Taylor battles bug, competition at national meet

Dan Falloon

In one sense, the fact local swimmer Donovan Taylor made only one final at the Canadian Age Group Championships in Winnipeg was a bit of a disappointment.
Before the competition, Taylor, along with mother and coach Dawnn, had listed a handful of events where cracking the top eight wasn’t an unreasonable goal.
But between that goal-setting and the competition itself, a virus struck the 16-year-old Taylor, leaving him and his mom scrambling for a legal remedy in the days leading up to his first race.
“The list of unacceptable drugs is very long, so you had to really pay attention to what you’re taking,” Dawnn Taylor explained.
“The best shot we had was Tylenol Cold pills,” she noted. “He took those.”

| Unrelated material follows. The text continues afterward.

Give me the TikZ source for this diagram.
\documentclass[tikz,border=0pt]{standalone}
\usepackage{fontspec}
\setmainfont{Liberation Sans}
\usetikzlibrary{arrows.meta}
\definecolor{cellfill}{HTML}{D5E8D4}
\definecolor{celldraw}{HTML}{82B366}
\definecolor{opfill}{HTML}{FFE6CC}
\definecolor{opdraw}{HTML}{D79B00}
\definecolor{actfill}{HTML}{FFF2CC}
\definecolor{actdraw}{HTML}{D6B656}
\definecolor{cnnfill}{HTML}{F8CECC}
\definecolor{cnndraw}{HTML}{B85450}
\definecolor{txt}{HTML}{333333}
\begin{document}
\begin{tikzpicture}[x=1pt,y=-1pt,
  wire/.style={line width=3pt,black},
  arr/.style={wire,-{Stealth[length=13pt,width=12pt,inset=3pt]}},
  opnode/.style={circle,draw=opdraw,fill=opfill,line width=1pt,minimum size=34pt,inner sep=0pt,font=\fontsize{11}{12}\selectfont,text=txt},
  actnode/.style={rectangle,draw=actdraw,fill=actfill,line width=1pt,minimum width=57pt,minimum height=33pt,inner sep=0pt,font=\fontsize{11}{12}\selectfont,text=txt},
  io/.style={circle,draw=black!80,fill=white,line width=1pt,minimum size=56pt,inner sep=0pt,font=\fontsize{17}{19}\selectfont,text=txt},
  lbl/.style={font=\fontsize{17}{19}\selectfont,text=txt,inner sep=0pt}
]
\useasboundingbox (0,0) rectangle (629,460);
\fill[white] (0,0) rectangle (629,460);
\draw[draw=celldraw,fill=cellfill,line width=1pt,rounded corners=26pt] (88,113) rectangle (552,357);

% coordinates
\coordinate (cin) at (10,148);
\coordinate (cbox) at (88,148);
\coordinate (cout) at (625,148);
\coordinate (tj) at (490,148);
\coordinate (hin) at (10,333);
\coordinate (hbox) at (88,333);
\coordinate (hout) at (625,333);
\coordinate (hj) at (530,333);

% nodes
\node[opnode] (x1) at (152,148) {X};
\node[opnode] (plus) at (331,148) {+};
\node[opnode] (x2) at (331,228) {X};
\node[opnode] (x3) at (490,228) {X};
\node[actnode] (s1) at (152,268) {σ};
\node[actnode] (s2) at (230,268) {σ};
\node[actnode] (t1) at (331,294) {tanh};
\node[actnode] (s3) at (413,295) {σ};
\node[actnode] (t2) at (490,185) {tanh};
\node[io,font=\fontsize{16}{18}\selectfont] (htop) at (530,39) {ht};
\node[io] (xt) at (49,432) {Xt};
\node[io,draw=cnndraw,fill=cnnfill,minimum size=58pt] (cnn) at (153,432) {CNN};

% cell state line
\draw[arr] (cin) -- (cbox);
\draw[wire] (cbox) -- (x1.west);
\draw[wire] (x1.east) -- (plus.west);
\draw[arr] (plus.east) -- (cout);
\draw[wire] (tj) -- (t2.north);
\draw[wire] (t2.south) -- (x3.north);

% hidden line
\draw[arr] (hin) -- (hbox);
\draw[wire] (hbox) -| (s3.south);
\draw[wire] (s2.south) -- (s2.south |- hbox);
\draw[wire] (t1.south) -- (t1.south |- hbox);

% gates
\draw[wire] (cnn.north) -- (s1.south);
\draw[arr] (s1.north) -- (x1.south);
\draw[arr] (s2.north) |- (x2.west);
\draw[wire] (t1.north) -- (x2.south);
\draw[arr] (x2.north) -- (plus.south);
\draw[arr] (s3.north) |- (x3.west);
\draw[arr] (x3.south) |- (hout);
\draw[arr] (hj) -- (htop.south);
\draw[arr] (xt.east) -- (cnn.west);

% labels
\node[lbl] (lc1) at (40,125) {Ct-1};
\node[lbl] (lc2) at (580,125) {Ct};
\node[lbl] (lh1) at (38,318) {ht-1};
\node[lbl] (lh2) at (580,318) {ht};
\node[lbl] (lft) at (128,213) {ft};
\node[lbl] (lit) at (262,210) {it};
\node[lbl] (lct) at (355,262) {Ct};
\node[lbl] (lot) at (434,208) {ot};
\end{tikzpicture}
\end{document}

The struggle did lead to some good as Taylor was forced to focus intently on his stroke with his power and endurance tapped.
“Just because I didn’t have that endurance, we worked a lot on technique, trying to make it as efficient as we could,” remarked the teen, who still was feeling some of the effects of the virus Monday.

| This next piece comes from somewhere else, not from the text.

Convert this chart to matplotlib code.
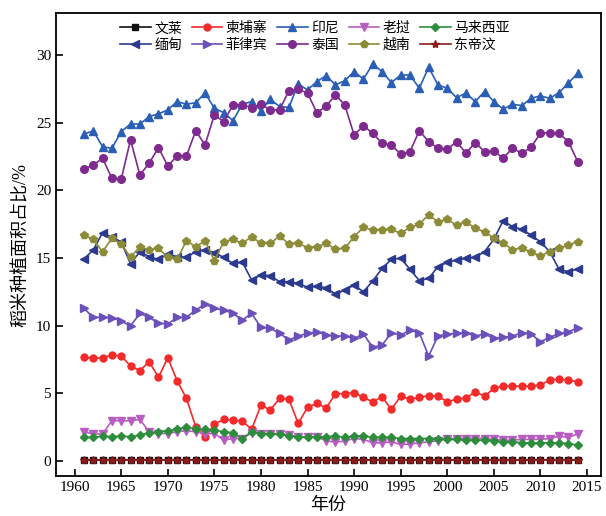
import numpy as np
import matplotlib
matplotlib.use("Agg")
import matplotlib.pyplot as plt

plt.rcParams['font.family'] = ['Liberation Serif', 'Noto Sans CJK SC']

# 年份
years = list(range(1961, 2015))

# 各国稻米种植面积占比 (%)
brunei = [0.05] * 54
cambodia = [7.66, 7.60, 7.63, 7.83, 7.78, 7.02, 6.68, 7.34, 6.19, 7.63,
            5.94, 4.63, 2.54, 1.75, 2.73, 3.08, 3.03, 2.96, 2.34, 4.14,
            3.77, 4.63, 4.58, 2.78, 3.97, 4.26, 3.92, 4.98, 4.98, 5.05,
            4.70, 4.38, 4.75, 3.82, 4.80, 4.58, 4.70, 4.83, 4.80, 4.38,
            4.58, 4.65, 5.12, 4.80, 5.37, 5.54, 5.54, 5.54, 5.54, 5.62,
            5.99, 6.06, 5.99, 5.86]
indonesia = [24.17, 24.39, 23.23, 23.10, 24.34, 24.90, 24.90, 25.45, 25.65, 25.94,
             26.56, 26.36, 26.48, 27.18, 26.07, 25.74, 25.15, 26.36, 26.56, 25.89,
             26.73, 26.19, 26.12, 27.86, 27.42, 28.03, 28.48, 27.79, 28.10, 28.77,
             28.21, 29.34, 28.77, 27.96, 28.52, 28.52, 27.54, 29.09, 27.79, 27.54,
             26.85, 27.18, 26.56, 27.30, 26.56, 26.00, 26.36, 26.26, 26.80, 26.98,
             26.80, 27.22, 27.92, 28.66]
laos = [2.17, 2.00, 2.00, 2.98, 2.98, 2.98, 3.08, 2.17, 2.04, 2.04,
        2.17, 2.24, 2.17, 2.04, 2.04, 1.55, 1.67, 1.67, 2.09, 2.04,
        2.04, 2.04, 1.92, 1.80, 1.75, 1.80, 1.50, 1.40, 1.48, 1.67,
        1.60, 1.35, 1.35, 1.43, 1.23, 1.26, 1.35, 1.43, 1.50, 1.67,
        1.67, 1.67, 1.67, 1.67, 1.60, 1.55, 1.55, 1.60, 1.60, 1.60,
        1.67, 1.85, 1.75, 2.00]
malaysia = [1.75, 1.75, 1.85, 1.80, 1.85, 1.80, 1.92, 2.09, 2.17, 2.24,
            2.34, 2.54, 2.34, 2.34, 2.29, 2.17, 2.09, 1.67, 2.17, 2.04,
            2.00, 2.00, 1.85, 1.80, 1.75, 1.80, 1.80, 1.85, 1.75, 1.85,
            1.85, 1.75, 1.75, 1.75, 1.67, 1.67, 1.67, 1.67, 1.67, 1.60,
            1.60, 1.55, 1.55, 1.55, 1.50, 1.43, 1.43, 1.35, 1.35, 1.35,
            1.35, 1.35, 1.30, 1.18]
myanmar = [14.93, 15.60, 16.87, 16.53, 16.20, 14.56, 15.47, 15.10, 14.90, 15.30,
           15.10, 15.05, 15.47, 15.60, 15.40, 15.05, 14.60, 14.70, 13.38, 13.75,
           13.70, 13.25, 13.25, 13.13, 12.84, 12.93, 12.80, 12.33, 12.64, 13.00,
           12.51, 13.30, 14.24, 14.90, 14.98, 14.17, 13.33, 13.50, 14.36, 14.68,
           14.86, 14.98, 15.05, 15.47, 16.38, 17.76, 17.32, 17.12, 16.70, 16.20,
           15.47, 14.17, 14.00, 14.19]
philippines = [11.28, 10.62, 10.62, 10.60, 10.35, 9.98, 10.91, 10.62, 10.18, 10.13,
               10.62, 10.62, 11.16, 11.60, 11.28, 11.16, 10.91, 10.42, 10.91, 9.88,
               9.81, 9.44, 8.94, 9.24, 9.44, 9.56, 9.31, 9.24, 9.24, 9.07,
               9.39, 8.40, 8.57, 9.48, 9.31, 9.68, 9.48, 7.76, 9.24, 9.39,
               9.43, 9.48, 9.24, 9.39, 9.07, 9.14, 9.24, 9.48, 9.39, 8.82,
               9.14, 9.43, 9.56, 9.83]
thailand = [21.56, 21.88, 22.37, 20.89, 20.82, 23.73, 21.14, 22.00, 23.16, 21.80,
            22.54, 22.54, 24.39, 23.36, 25.57, 25.08, 26.31, 26.31, 26.11, 26.36,
            25.94, 25.94, 27.37, 27.47, 27.18, 25.74, 26.21, 27.05, 26.31, 24.09,
            24.76, 24.22, 23.48, 23.36, 22.67, 22.86, 24.41, 23.60, 23.11, 23.04,
            23.60, 22.74, 23.53, 22.86, 22.92, 22.37, 23.11, 22.74, 23.19, 24.22,
            24.26, 24.22, 23.60, 22.12]
vietnam = [16.70, 16.38, 15.47, 16.46, 16.04, 15.05, 15.84, 15.60, 15.72, 15.05,
           14.90, 16.28, 15.84, 16.28, 14.80, 16.20, 16.38, 16.09, 16.58, 16.09,
           16.09, 16.63, 16.04, 16.10, 15.77, 15.84, 16.09, 15.65, 15.72, 16.58,
           17.27, 17.07, 17.07, 17.12, 16.83, 17.27, 17.52, 18.18, 17.69, 17.86,
           17.44, 17.69, 17.20, 16.95, 16.46, 16.14, 15.60, 15.77, 15.42, 15.18,
           15.47, 15.72, 15.96, 16.21]
timor = [0.05] * 54

names = ['文莱', '柬埔寨', '印尼', '老挝', '马来西亚',
         '缅甸', '菲律宾', '泰国', '越南', '东帝汶']
series = [brunei, cambodia, indonesia, laos, malaysia,
          myanmar, philippines, thailand, vietnam, timor]
colors = ['#111111', '#F22A2A', '#2A5FB5', '#B85EC2', '#2E8D3C',
          '#2B3A8F', '#6A50B8', '#7E2A8E', '#8C8C38', '#8B1C1C']
markers = ['s', 'o', '^', 'v', 'D', '<', '>', 'o', 'p', '*']
sizes = [4.5, 5, 5.5, 5.5, 4, 5.5, 5.5, 5.5, 5.5, 6]

fig = plt.figure(figsize=(6.06, 5.16), dpi=100)
ax = fig.add_axes([0.0924, 0.0775, 0.8993, 0.8973])

handles = []
for name, vals, c, m, s in zip(names, series, colors, markers, sizes):
    h, = ax.plot(years, vals, color=c, marker=m, markersize=s, linewidth=1.2, label=name)
    handles.append(h)

ax.set_xlim(1958, 2016.5)
ax.set_ylim(-1.1, 33.1)
ax.set_xticks(range(1960, 2016, 5))
ax.set_yticks(range(0, 31, 5))
ax.tick_params(direction='in', length=5, width=1.2, labelsize=11)
for sp in ax.spines.values():
    sp.set_linewidth(1.3)

ax.set_xlabel('年份', fontsize=13, labelpad=2)
ax.set_ylabel('稻米种植面积占比/%', fontsize=13, labelpad=4)

# 图例按行排列: 先第一行再第二行
order = [0, 5, 1, 6, 2, 7, 3, 8, 4, 9]
ax.legend([handles[i] for i in order], [names[i] for i in order],
          loc='upper center', bbox_to_anchor=(0.475, 1.0), ncol=5, frameon=False,
          fontsize=10, handlelength=2.2, handletextpad=0.25, columnspacing=0.7,
          labelspacing=0.25, borderaxespad=0.25)

fig.savefig('out.png', dpi=100)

“We spent a couple hours with another coach we know to work on the backstroke because that was pretty ugly,” he added.
A special videographer also attended the meet, and was able to break down the most minute details of Taylor’s strokes, including such statistics as their speed and angle, providing a valuable analytical and training resource.

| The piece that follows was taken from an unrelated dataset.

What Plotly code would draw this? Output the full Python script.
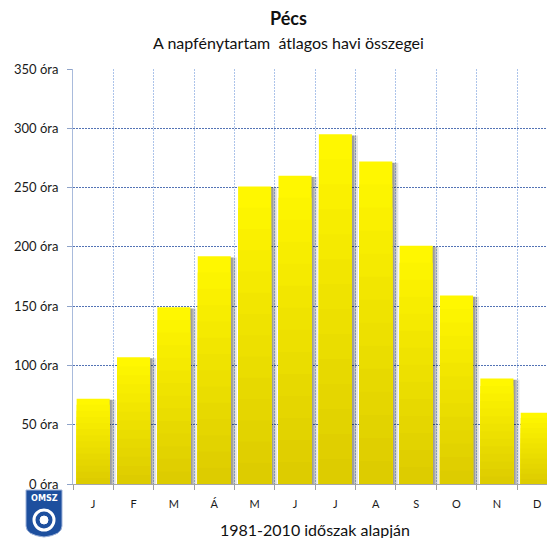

Taylor was able to make it through the opening days of competition taking on the virus as best he could, falling off his personal bests by just a couple of seconds in his two events last Wednesday—the 100m butterfly (1:03.04) and the 200m backstroke (2:21.06).
But he took a turn for the worse on Thursday.
A sluggish performance in the 400m I.M. (5:10.00, which is about 14 seconds off of his seed time), one of the events where a final was a distinct possibility, prompted his mom to find an alternative medication for the virus.
She returned with allergy medicine to take along with the Extra Strength Tylenol.
“Thursday, he crashed and burned. The virus really kicked in,” Dawnn Taylor recalled.
“He had a miserable 400m I.M.,” she added. “[He] went back to the hotel, laid down at 2 p.m. and did not get up until 6 a.m. the next morning, and he did not ask to eat.
“When the continual grazer does not eat, coach knows we’re in trouble,” she remarked.
The pair nearly packed it in at that point, but with some determination on his part and the Allegra starting to work a bit of magic, Taylor returned to the pool Friday and matched his personal best (26.14) in the 50m freestyle.
He then finished the 100m backstroke in 1:04.96 on Saturday.
“I wanted to finish strong. I wanted to come back with something to show,” he stressed.
“I just kind of kicked myself in the [butt] and said, ‘Get your act together.’”
Taylor also was helped by his schedule, as he only had to race the 50m freestyle on Friday and then 100m backstroke on Saturday before finishing with two events Sunday.
He also had to pull double duty on the first two days of the event.
“It was such a good wake-up call, that 400 I.M., and I knew I had one event per day,” Taylor said.
“It was the one 50m free and the one 100m back, and those were just sprints.”
Sunday brought the 200m I.M., where Taylor was determined to make a stand in order to salvage his trip, which he did—advancing to the final and eventually placing seventh with a time of 2:17.26.
“Yesterday [Sunday] he got up and he said, ‘I’ve lost four days of this week, and I can’t lose it,’” noted Dawnn Taylor.
“‘I’m either going to die in the pool or I’m going to do something,’” he had vowed.
Taylor was on pace for a medal in first half of the race, but let it slip away in the second portion.
“The worst part about the 200 I.M. was that I had second all the way through the first half, and then breaststroke and free—,” he trailed off, later adding that his endurance was drained by the second half of the race.
Taylor then finished the week with a time of 28.43 in the 50m butterfly.
With his results placed in the context of the illness, though, Dawnn Taylor was pleased that her son was able to come back and make a final in one of his events, adding he should have learned a sporting and life lesson in the process.
“In a way, we came back, and it was kind of disappointing, but if you look at being that ill and coming out seventh during nationals—let’s just put it this way, it has not happened to an Aquanaut before,” she stressed, noting that no member of the Fort Frances Aquanauts had made a national final before.
“We certainly would have liked to have had some fantastic results, but seventh at nationals is not too shabby,” she reasoned.
“It was a really good learning experience to know that sometimes you have to overcome obstacles that are holding you back.
“Michael Phelps isn’t going to say, ‘I’m not going swimming today because I have a head cold,’” she concluded.
Meanwhile, the season isn’t yet done for Taylor, who will be amping up again with Aquanaut teammate Levi Rittau for the Ontario Summer Games in Sudbury from Aug. 11-13.
He was thrilled to get another chance to reassert himself in the water so soon, and his mom expects he’ll be closer to his normal self by the time that meet rolls around.
“The immune system will be up after fighting this off, and he can get back in and prepare for the next couple weeks,” Dawnn Taylor explained.